We are now able to engage empathy through design, allowing us to literally walk a mile in someone else’s shoes. The design is being used as a tool to connect us profoundly, in a way that no other form of media can achieve. Both visually and through sensorial distortion, new devices are able to temporarily modify our perception of the world, inhibiting our senses and simulating unfamiliar experiences. Virtual reality (VR) technologies have often been associated with the gaming world and used primarily for entertainment. The idea of spending more time immersed in the digital world originally seemed as though it might lead us to become self-obsessed zombies with no ability to communicate with each other. We are, however, beginning to see a shift away from recreational usage towards something that could potentially connect individuals in a more profound and intimate way than any other form of media.
Chris Milk, immersive storyteller, and co-founder of VR company Within, is at the forefront of this notion of augmented empathy. In his 2015 TED Talk, Milk describes VR as ‘a machine; but through this machine, we become more compassionate, we become more empathetic and we become more connected. And, ultimately, we become more human.’ The Dementia Simulator, designed by Central Saint Martins industrial design MA graduate Di Peng, simulates the symptoms of dementia by disrupting users’ sensory perception. The device, which sits over the head, distorts the wearer’s vision by blurring the faces of those nearby. Critical comments and uncomfortable sounds are played into the wearer’s ears, mimicking auditory hallucinations, while a mouthpiece also restricts the wearer’s ability to speak certain words. By replicating the experiences of dementia sufferers, the simulator aims to create empathy, re-evaluate misconceptions, and help care for those living with the condition. Royal College of Art design products MA graduate Heeju Kim has created the Empathy Bridge for Autism, which allows wearers to experience first-hand what it’s like for people with autism to see, hear and speak. Kim has designed a series of devices that temporarily change sensory perception.
Tools affecting vision, hearing, and speech allow the wearer to experience different aspects of living with autism. For example, hypersensitivity to light and color, double vision, jumbled or amplified sound and difficulties in pronunciation are simulated using the VR device, an earpiece, and a variety of differently shaped lollipops and candies. The product’s message is clear: empathy is the bridge to understanding that people with autism are like everyone else, although they see, hear and speak in unique ways. The National Autistic Society’s Too Much Information campaign, which similarly helps increase understanding of autism, features a VR experience that allows viewers to see the world through the eyes of a 10-year old autistic boy. The campaign highlights the ways in which autistic people often struggle to filter out the sounds, smells, and sights they experience, leading them to feel overwhelmed by too much information.
Artificial intelligence (AI) was once depicted as part of a terrifying future where robots would enslave the human race; instead, it has taken on exciting, useful and novel forms.

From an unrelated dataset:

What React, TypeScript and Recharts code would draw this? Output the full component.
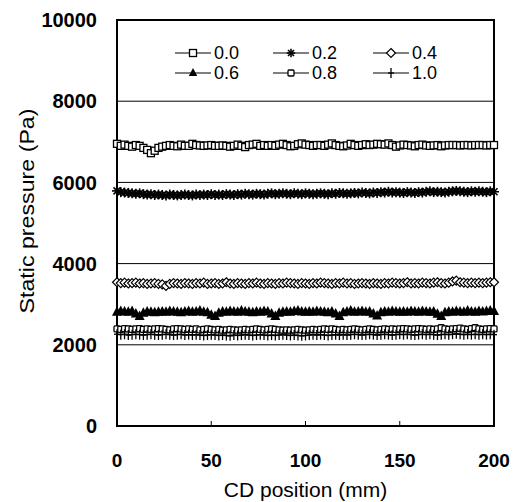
import React from 'react';
import { LineChart, Line, XAxis, YAxis, CartesianGrid, ReferenceArea, Legend } from 'recharts';

// CD position (mm)
const POSITIONS = [
  0, 2, 4, 6, 8, 10, 12, 14, 16, 18, 20, 22, 24, 26, 28, 30, 32, 34, 36, 38,
  40, 42, 44, 46, 48, 50, 52, 54, 56, 58, 60, 62, 64, 66, 68, 70, 72, 74, 76, 78,
  80, 82, 84, 86, 88, 90, 92, 94, 96, 98, 100, 102, 104, 106, 108, 110, 112, 114, 116, 118,
  120, 122, 124, 126, 128, 130, 132, 134, 136, 138, 140, 142, 144, 146, 148, 150, 152, 154, 156, 158,
  160, 162, 164, 166, 168, 170, 172, 174, 176, 178, 180, 182, 184, 186, 188, 190, 192, 194, 196, 198, 200,
];

// static pressure (Pa), one array per series
const P00 = [
  6950, 6900, 6930, 6900, 6880, 6920, 6900, 6850, 6800, 6720, 6780, 6850, 6880, 6900, 6920, 6900, 6890, 6930, 6900, 6900,
  6950, 6920, 6910, 6900, 6910, 6920, 6900, 6900, 6910, 6900, 6880, 6900, 6930, 6900, 6870, 6920, 6930, 6950, 6900, 6920,
  6900, 6920, 6900, 6930, 6950, 6920, 6890, 6900, 6940, 6960, 6930, 6920, 6900, 6920, 6920, 6900, 6930, 6960, 6920, 6900,
  6890, 6910, 6950, 6920, 6900, 6920, 6940, 6920, 6930, 6950, 6940, 6930, 6960, 6920, 6880, 6910, 6930, 6920, 6910, 6890,
  6920, 6930, 6910, 6900, 6910, 6920, 6890, 6910, 6920, 6920, 6920, 6910, 6920, 6920, 6910, 6920, 6920, 6920, 6910, 6920, 6920,
];
const P02 = [
  5790, 5760, 5750, 5740, 5730, 5720, 5730, 5710, 5700, 5710, 5690, 5700, 5690, 5680, 5700, 5690, 5680, 5690, 5700, 5690,
  5680, 5700, 5690, 5700, 5690, 5710, 5690, 5700, 5690, 5710, 5700, 5690, 5710, 5700, 5720, 5710, 5700, 5720, 5710, 5700,
  5720, 5730, 5710, 5720, 5730, 5720, 5710, 5730, 5720, 5710, 5730, 5720, 5710, 5720, 5730, 5720, 5710, 5730, 5720, 5740,
  5730, 5720, 5730, 5740, 5730, 5750, 5740, 5730, 5750, 5740, 5760, 5750, 5770, 5750, 5760, 5750, 5740, 5760, 5750, 5740,
  5760, 5750, 5770, 5780, 5760, 5770, 5760, 5750, 5770, 5780, 5790, 5780, 5770, 5760, 5780, 5770, 5780, 5770, 5760, 5780, 5770,
];
const P04 = [
  3540, 3520, 3530, 3510, 3520, 3530, 3510, 3520, 3500, 3510, 3520, 3500, 3490, 3450, 3500, 3520, 3510, 3500, 3520, 3510,
  3500, 3520, 3510, 3530, 3500, 3510, 3520, 3500, 3510, 3540, 3510, 3500, 3520, 3510, 3500, 3520, 3510, 3530, 3510, 3500,
  3520, 3510, 3500, 3520, 3510, 3530, 3520, 3510, 3500, 3520, 3510, 3500, 3520, 3510, 3530, 3520, 3510, 3500, 3520, 3510,
  3530, 3510, 3520, 3500, 3510, 3520, 3510, 3500, 3520, 3510, 3500, 3520, 3510, 3530, 3520, 3510, 3520, 3540, 3510, 3520,
  3510, 3530, 3520, 3510, 3530, 3540, 3520, 3510, 3530, 3560, 3580, 3540, 3530, 3520, 3530, 3520, 3530, 3520, 3530, 3540, 3540,
];
const P06 = [
  2800, 2820, 2810, 2800, 2820, 2760, 2700, 2780, 2810, 2800, 2790, 2800, 2810, 2800, 2820, 2810, 2800, 2790, 2810, 2820,
  2800, 2810, 2830, 2800, 2790, 2730, 2700, 2780, 2810, 2800, 2820, 2810, 2800, 2830, 2810, 2800, 2790, 2810, 2800, 2820,
  2810, 2760, 2700, 2780, 2800, 2810, 2800, 2820, 2830, 2810, 2800, 2810, 2800, 2820, 2810, 2800, 2790, 2810, 2760, 2700,
  2790, 2810, 2830, 2800, 2810, 2820, 2800, 2810, 2760, 2710, 2790, 2810, 2800, 2820, 2810, 2800, 2810, 2800, 2820, 2810,
  2800, 2820, 2810, 2800, 2810, 2750, 2700, 2790, 2810, 2800, 2820, 2810, 2800, 2830, 2810, 2800, 2820, 2810, 2820, 2830, 2820,
];
const P08 = [
  2390, 2380, 2400, 2390, 2380, 2390, 2400, 2380, 2390, 2380, 2390, 2400, 2390, 2380, 2370, 2390, 2400, 2390, 2380, 2390,
  2380, 2390, 2370, 2380, 2390, 2380, 2370, 2380, 2360, 2370, 2380, 2370, 2360, 2370, 2380, 2370, 2380, 2390, 2380, 2370,
  2380, 2390, 2380, 2370, 2360, 2370, 2360, 2370, 2380, 2370, 2360, 2370, 2380, 2370, 2380, 2390, 2380, 2390, 2380, 2370,
  2380, 2370, 2380, 2390, 2380, 2370, 2380, 2390, 2380, 2370, 2380, 2390, 2380, 2390, 2380, 2390, 2400, 2390, 2380, 2390,
  2400, 2390, 2380, 2390, 2380, 2390, 2420, 2390, 2380, 2390, 2400, 2410, 2390, 2380, 2400, 2420, 2390, 2380, 2390, 2400, 2390,
];
const P10 = [
  2260, 2250, 2260, 2240, 2250, 2260, 2250, 2240, 2250, 2260, 2250, 2240, 2250, 2260, 2250, 2240, 2250, 2260, 2240, 2250,
  2240, 2250, 2240, 2230, 2240, 2250, 2240, 2230, 2240, 2230, 2220, 2240, 2230, 2240, 2250, 2240, 2230, 2240, 2250, 2240,
  2230, 2240, 2230, 2240, 2250, 2240, 2230, 2240, 2230, 2220, 2230, 2240, 2250, 2240, 2250, 2240, 2230, 2240, 2250, 2240,
  2250, 2240, 2250, 2260, 2250, 2240, 2250, 2260, 2250, 2240, 2250, 2260, 2250, 2240, 2250, 2260, 2250, 2260, 2250, 2240,
  2250, 2260, 2250, 2260, 2250, 2240, 2250, 2260, 2250, 2260, 2270, 2260, 2250, 2260, 2250, 2260, 2250, 2260, 2250, 2260, 2250,
];

const Y_TICKS = [0, 2000, 4000, 6000, 8000, 10000];
const X_TICKS = [0, 50, 100, 150, 200];

const SERIES = [
  { key: 's00', name: '0.0', values: P00, marker: 'square' },
  { key: 's02', name: '0.2', values: P02, marker: 'star' },
  { key: 's04', name: '0.4', values: P04, marker: 'diamond' },
  { key: 's06', name: '0.6', values: P06, marker: 'triangle' },
  { key: 's08', name: '0.8', values: P08, marker: 'smallSquare' },
  { key: 's10', name: '1.0', values: P10, marker: 'plus' },
];

const data = POSITIONS.map((x, i) => {
  const row: any = { x };
  SERIES.forEach((s) => { row[s.key] = s.values[i]; });
  return row;
});

const FONT = '"Liberation Sans", Arial, sans-serif';

function Marker({ type, cx, cy, small }: { type: string; cx: number; cy: number; small?: boolean }) {
  if (cx == null || cy == null) return null;
  const k = small ? 0.85 : 1;
  switch (type) {
    case 'square':
      return <rect x={cx - 3.5} y={cy - 3.5} width={7} height={7} fill="#fff" stroke="#000" strokeWidth={1.3} />;
    case 'star':
      return (
        <g stroke="#000" strokeWidth={1.6}>
          <line x1={cx - 5 * k} y1={cy} x2={cx + 5 * k} y2={cy} />
          <line x1={cx - 3.5 * k} y1={cy - 3.5 * k} x2={cx + 3.5 * k} y2={cy + 3.5 * k} />
          <line x1={cx - 3.5 * k} y1={cy + 3.5 * k} x2={cx + 3.5 * k} y2={cy - 3.5 * k} />
          <line x1={cx} y1={cy - 5 * k} x2={cx} y2={cy + 5 * k} />
        </g>
      );
    case 'diamond':
      return (
        <polygon
          points={`${cx},${cy - 4.5} ${cx + 4.5},${cy} ${cx},${cy + 4.5} ${cx - 4.5},${cy}`}
          fill="#fff" stroke="#000" strokeWidth={1.2}
        />
      );
    case 'triangle':
      return <polygon points={`${cx},${cy - 6 * k} ${cx + 5 * k},${cy + 3.5 * k} ${cx - 5 * k},${cy + 3.5 * k}`} fill="#000" />;
    case 'smallSquare':
      return <rect x={cx - 3} y={cy - 3} width={6} height={6} rx={1} fill="#fff" stroke="#000" strokeWidth={1.3} />;
    case 'plus':
      return (
        <g stroke="#000" strokeWidth={1.3}>
          <line x1={cx} y1={cy - 5} x2={cx} y2={cy + 5} />
          <line x1={cx - 3} y1={cy} x2={cx + 3} y2={cy} />
        </g>
      );
    default:
      return null;
  }
}

// legend laid out 3 x 2 inside the plot, like the original figure
function LegendBox() {
  const cols = [15, 113, 213];
  const rows = [15, 35];
  return (
    <svg width={300} height={50} style={{ display: 'block' }}>
      {SERIES.map((s, i) => {
        const x = cols[i % 3];
        const y = rows[Math.floor(i / 3)];
        return (
          <g key={s.key}>
            <line x1={x} y1={y} x2={x + 36} y2={y} stroke="#000" strokeWidth={1} />
            <Marker type={s.marker} cx={x + 18} cy={y} small />
            <text x={x + 39} y={y + 6} fontSize={18} fontFamily={FONT} fill="#000">{s.name}</text>
          </g>
        );
      })}
    </svg>
  );
}

const YLabel = () => (
  <text
    transform="translate(34, 211) rotate(-90)"
    textAnchor="middle"
    fontSize={21}
    fontFamily={FONT}
    fill="#000"
    textLength={205}
    lengthAdjust="spacingAndGlyphs"
  >
    Static pressure (Pa)
  </text>
);

export default function App() {
  return (
    <div style={{ position: 'absolute', left: 0, top: 0, background: '#fff' }}>
      <LineChart width={513} height={502} data={data} margin={{ top: 20, right: 19, bottom: 0, left: 0 }}>
        <CartesianGrid vertical={false} stroke="#000" strokeWidth={1} />
        <XAxis
          dataKey="x"
          type="number"
          domain={[0, 200]}
          ticks={X_TICKS}
          height={76}
          tickSize={-5}
          tickMargin={33}
          axisLine={{ stroke: '#000', strokeWidth: 2 }}
          tickLine={{ stroke: '#000' }}
          tick={{ fontSize: 19, fontWeight: 700, fill: '#000', fontFamily: FONT }}
          label={{ value: 'CD position (mm)', position: 'insideBottom', offset: 5, fontSize: 21, fill: '#000', fontFamily: FONT }}
        />
        <YAxis
          type="number"
          domain={[0, 10000]}
          ticks={Y_TICKS}
          width={117}
          tickLine={false}
          tickMargin={14}
          axisLine={{ stroke: '#000', strokeWidth: 2 }}
          tick={{ fontSize: 20, fontWeight: 700, fill: '#000', fontFamily: FONT }}
          label={<YLabel />}
        />
        <ReferenceArea x1={0} x2={200} y1={0} y2={10000} fill="none" stroke="#000" strokeWidth={2} ifOverflow="visible" />
        {SERIES.map((s) => (
          <Line
            key={s.key}
            dataKey={s.key}
            name={s.name}
            stroke="#000"
            strokeWidth={1}
            isAnimationActive={false}
            dot={(p: any) => <Marker key={`${s.key}-${p.index}`} type={s.marker} cx={p.cx} cy={p.cy} />}
            activeDot={false}
          />
        ))}
        <Legend
          layout="horizontal"
          verticalAlign="middle"
          align="center"
          wrapperStyle={{ position: 'absolute', left: 160, top: 38, width: 300, height: 50 }}
          content={() => <LegendBox />}
        />
      </LineChart>
    </div>
  );
}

Advances in machine learning and increased accessibility to vast quantities of data have brought about a surge in aided design, manufacturing, and products. Consumers can now experience custom products that have been tailor-made to suit their personal tastes, styles and even medical needs, using feedback algorithms. The world’s first beer brewed by data is now on sale and is awaiting your feedback.
Premium beer created by IntelligentX uses machine-learning algorithms to continually improve itself based on consumer feedback. Each bottle features a printed code, directing customers to an AI bot that asks a series of questions. The results are then interpreted by the algorithm and inform the brewing process, allowing customers to enjoy improvements to products more easily, quickly and effectively than ever before. Also striving to create the perfect beverage is Teforia, the kitchen counter tea-brewing robot.
Teoria combines the knowledge of tea masters with advanced AI technology to create a sensory experience for loose-leaf brewing aficionados. Perfecting the ancient art of tea making is a delicate and complex process, and, whatever type of tea you choose, Teoria can make the perfect cup every single time. By reading the packaging, the device can determine the exact time, temperature and volume of water needed to create the perfect result. Teoria is also able to learn from each use, adapting its recipes to suit every palate. AI-aided design and manufacturing are also having a significant impact on the healthcare and medical industries.
Using algorithms and AI, patients can be diagnosed and treated more effectively, based on a personalized model of their biology. Boston-based biopharmaceutical start-up Berg, for example, is using AI to fight cancer. With a sample of the patient’s DNA, the Berg Interrogative Biology platform can analyze the toxicity and predict the most effective outcome of all possible treatments, generating a personal treatment package for each individual.